The UK is moving evolution out of the science classroom and teaching it in religion classes where it will be given equal time with creationism. The move is designed to equip children with the knowledge needed to understand the broader public debate. They claim it will help diffuse the bitter battles like thsoe that have arisen in the US, though it may overemphasise the conflict between the two beliefs.

more details in the article:

http://www.msnbc.msn.com/id/16791773/

LONDON - British teenagers may soon be debating creationism and intelligent design in religion classes that give equal time to the Darwinists and atheists who reject these views of the world’s origins.

The guidelines, issued by the Qualifications and Curriculum Authority, place the issue firmly in religious education class, rather than the science classes where American intelligent-design proponents want it to be handled.

By placing creationist views with those of their critics in religion classes, the curriculum authority could head off the divisive debates that have pitted religion against science in the United States.

“This is a clever way of defusing the issue,” Clifford Longley, a religious affairs commentator, told Reuters.

While endorsing neither side of the science and religion debate, the authority made clear it sees creationism and intelligent design as part of a wider public debate that pupils should be able to understand.

Among the guidelines, applying to children up to the age of 14, is a suggestion that pupils act out the debate by playing the roles of Galileo, Charles Darwin and the current best-selling atheist author Richard Dawkins.

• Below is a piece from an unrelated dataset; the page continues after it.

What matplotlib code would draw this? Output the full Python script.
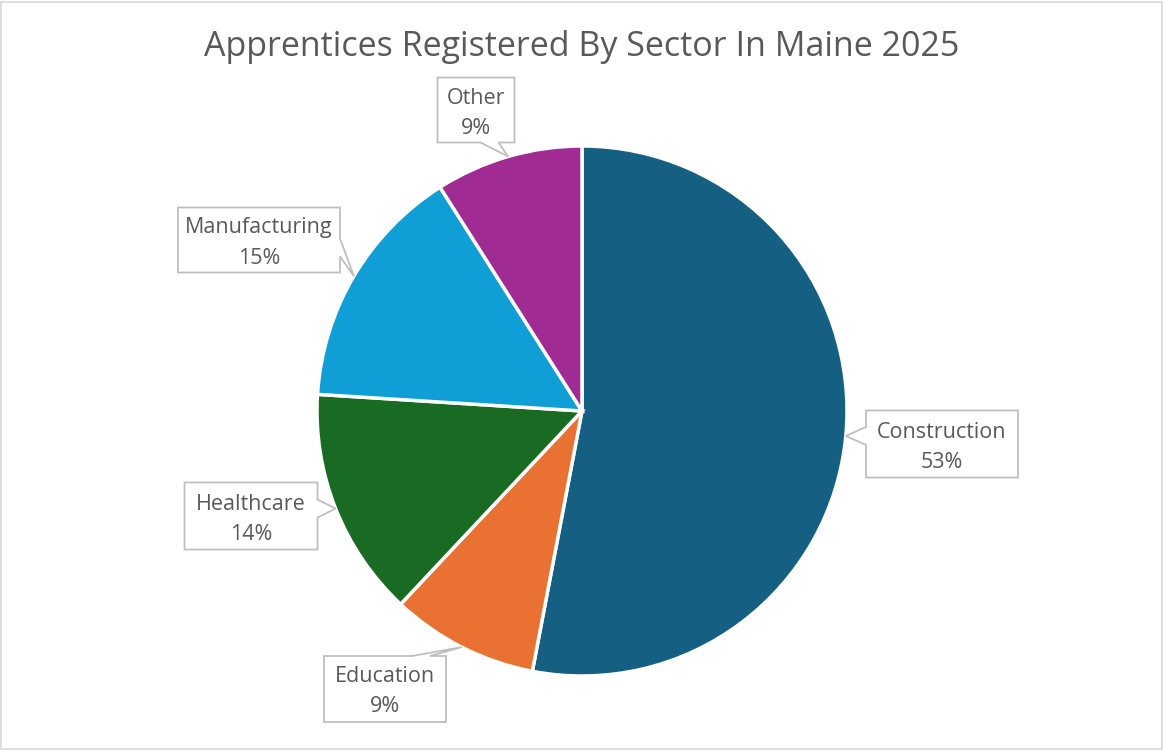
import numpy as np
import matplotlib.pyplot as plt
from matplotlib.patches import Polygon, Rectangle

plt.rcParams['font.family'] = ['Open Sans', 'DejaVu Sans']

# Data
sectors = ['Construction', 'Education', 'Healthcare', 'Manufacturing', 'Other']
shares = [53, 9, 14, 15, 9]
colors = ['#156082', '#E97132', '#196B24', '#0F9ED5', '#A02B93']
title = 'Apprentices Registered By Sector In Maine 2025'

# Callout boxes in pixel layout (center x, center y, width, height), pointer side
boxes = [(942, 444, 152, 67, 'left'),
         (385, 689, 122, 66, 'top'),
         (251, 516, 133, 67, 'right'),
         (259, 240, 162, 65, 'right'),
         (476, 110, 77, 65, 'bottom')]

W, H = 1164, 750
text_col = '#595959'

fig = plt.figure(figsize=(W / 100, H / 100), dpi=100)
ax = fig.add_axes([0, 0, 1, 1])

cx, cy, r = 582, 411, 265
wedges, _ = ax.pie(shares, colors=colors, startangle=90, counterclock=False,
                   center=(cx, H - cy), radius=r,
                   wedgeprops=dict(edgecolor='white', linewidth=2.5))
ax.set_xlim(0, W)
ax.set_ylim(0, H)
ax.set_aspect('equal')
ax.axis('off')


def callout(name, pct, box, tip):
    bx, by, bw, bh, side = box
    x0, x1 = bx - bw / 2, bx + bw / 2
    y0, y1 = by - bh / 2, by + bh / 2
    tx, ty = tip
    m, hw = 16, 9
    if side in ('left', 'right'):
        c = min(max(ty, y0 + m + hw), y1 - m - hw)
    else:
        c = min(max(tx, x0 + m + hw), x1 - m - hw)
    b0, b1 = c - hw, c + hw
    TL, TR, BR, BL = (x0, y0), (x1, y0), (x1, y1), (x0, y1)
    if side == 'top':
        pts = [TL, (b0, y0), tip, (b1, y0), TR, BR, BL]
    elif side == 'right':
        pts = [TL, TR, (x1, b0), tip, (x1, b1), BR, BL]
    elif side == 'bottom':
        pts = [TL, TR, BR, (b1, y1), tip, (b0, y1), BL]
    else:
        pts = [TL, TR, BR, BL, (x0, b1), tip, (x0, b0)]
    pts = [(p[0], H - p[1]) for p in pts]
    ax.add_patch(Polygon(pts, closed=True, facecolor='white',
                         edgecolor='#BFBFBF', linewidth=1.3, zorder=5))
    ax.text(bx, H - (by - 12), name, ha='center', va='center',
            fontsize=15.5, color=text_col, zorder=6)
    ax.text(bx, H - (by + 18), f'{pct}%', ha='center', va='center',
            fontsize=15.5, color=text_col, zorder=6)


for w, name, pct, box in zip(wedges, sectors, shares, boxes):
    mid = np.deg2rad((w.theta1 + w.theta2) / 2)
    tip = (cx + r * np.cos(mid), cy - r * np.sin(mid))
    callout(name, pct, box, tip)

ax.text(W / 2, H - 47, title, ha='center', va='center',
        fontsize=24.5, color=text_col)

fig.add_artist(Rectangle((0.001, 0.001), 0.997, 0.997, transform=fig.transFigure,
                         fill=False, edgecolor='#D9D9D9', linewidth=1.2))

fig.savefig('out.png', dpi=100, facecolor='white')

“None of this is compulsory,” the spokesman said. “It is entirely optional and offered as guidance. Our position is that it should be discussed in religious education and not in science.”

State schools in Britain teach religion because Britain has an established Christian church, Anglicanism. Prime Minister Tony Blair has joined religious and scientific leaders in resisting calls for creationism to be taught by itself.

“I can see no reason why we have to regard Darwinism as a holy text that cannot be questioned,” he said. “It is a very good idea to challenge that in religious education. Just teaching children Darwinism doesn’t stretch their minds and give them intellectual hurdles to jump over. There should be lively debate.”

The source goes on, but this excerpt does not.